A vivid picture of life at Pilsbury Grange in the 1840s emerges, mirroring what was happening in England generally. The whole country was in dire straits. The post-Waterloo slump had been compounded by appalling weather resulting in disastrous harvests. 1816 was "the year without a summer" when the sun was obscured by thick clouds from a colossal volcanic eruption in the East Indies. People in English towns were starving because the Corn Laws banned the import of affordable grain. Although arable farmers in more prosperous shires profited from high prices of their home-grown corn, farms such as Pilsbury were suffering because they grew little arable crops and were mainly pastoral. Many country people emigrated.

At Pilsbury in 1843 the family were struggling with the harvest in bad weather, and had pressed "Willie" into service. He was Margaret's son William who emigrated to Australia seven years later. (Although his mother seems to have called him "Willie" he was called "Will" by his brothers.)

Margaret Gould had been widowed when her husband Edmund Gould died in 1833, and the farm was being run mainly by her son Gilbert. The occasional services of her other sons Nathaniel (eventually the father of Nat Gould the novelist) and Richard were clearly invaluable. Her letter presents a very different picture of life at Pilsbury from the prosperous sheep farming days in the 1600s and the "high farming" of the 1700s.

It is interesting that Margaret Gould refers to her son Nat's meeting a John Gilbert in Bakewell. His identity is unknown.
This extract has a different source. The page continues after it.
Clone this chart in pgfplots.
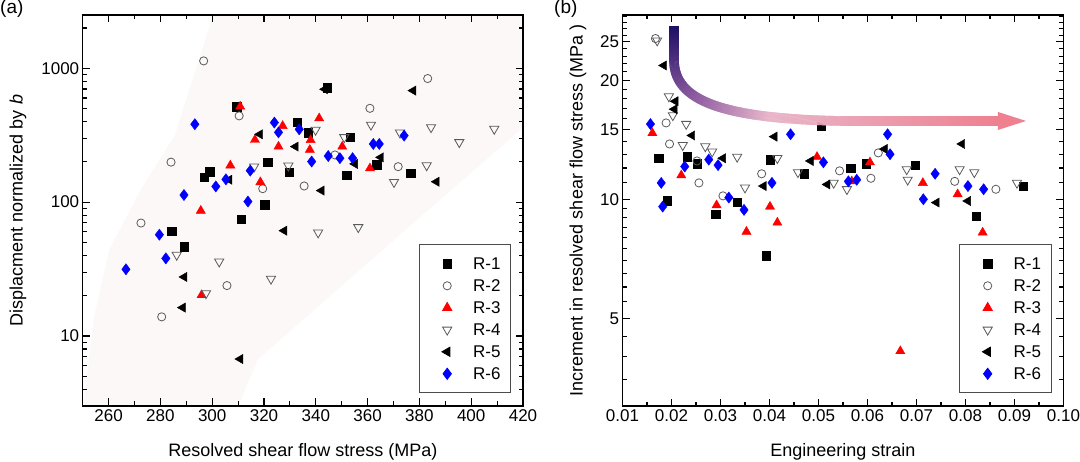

By "treating" for a house in Manchester she means that he was applying for a job there. (The Pilsbury servant girl Ellen Tomkinson was "in treaty" for another position.) The Gilbert and Gould families were closely interlinked by marriage. In the nineteenth century there were Gilberts in Lancashire trading as prosperous grocers. In 1861 a Thomas Gilbert aged 35 was a grocer in Crosby (near Liverpool) employing 13 men and 3 boys, and in 1871 he was described as being a Master Grocer there employing 24 persons. Crosby is mentioned by J.H. Gilbert, the writer of two other letters in this collection [[Pilsbury Grange Letter 6 and Pilsbury Grange Letter 7]. Evidently these Gilberts were friends (or even distant relatives) of the Pilsbury Goulds. It is also interesting that Gilbert had become adopted by the family as a forename with the birth of Gilbert Gould in 1821.

Margaret Gould seems to have been quite familiar with London, knowing that the Strand and Fleet Street were busy thoroughfares. It is also interesting that the Gould family were friends of such eminent people as the Dakins. Sir Thomas Dakin was born in Knutsford in 1808, and educated there and at London University. He had wide-ranging commercial interests in London, where he promoted scientific and technical education . He became a Freeman of the City of London in 1836, an Alderman in 1861, Sheriff in 1864 and Lord Mayor of London in 1869. He was elected a Member of Parliament in 1865, and knighted in 1872. He died at his London home in 1889.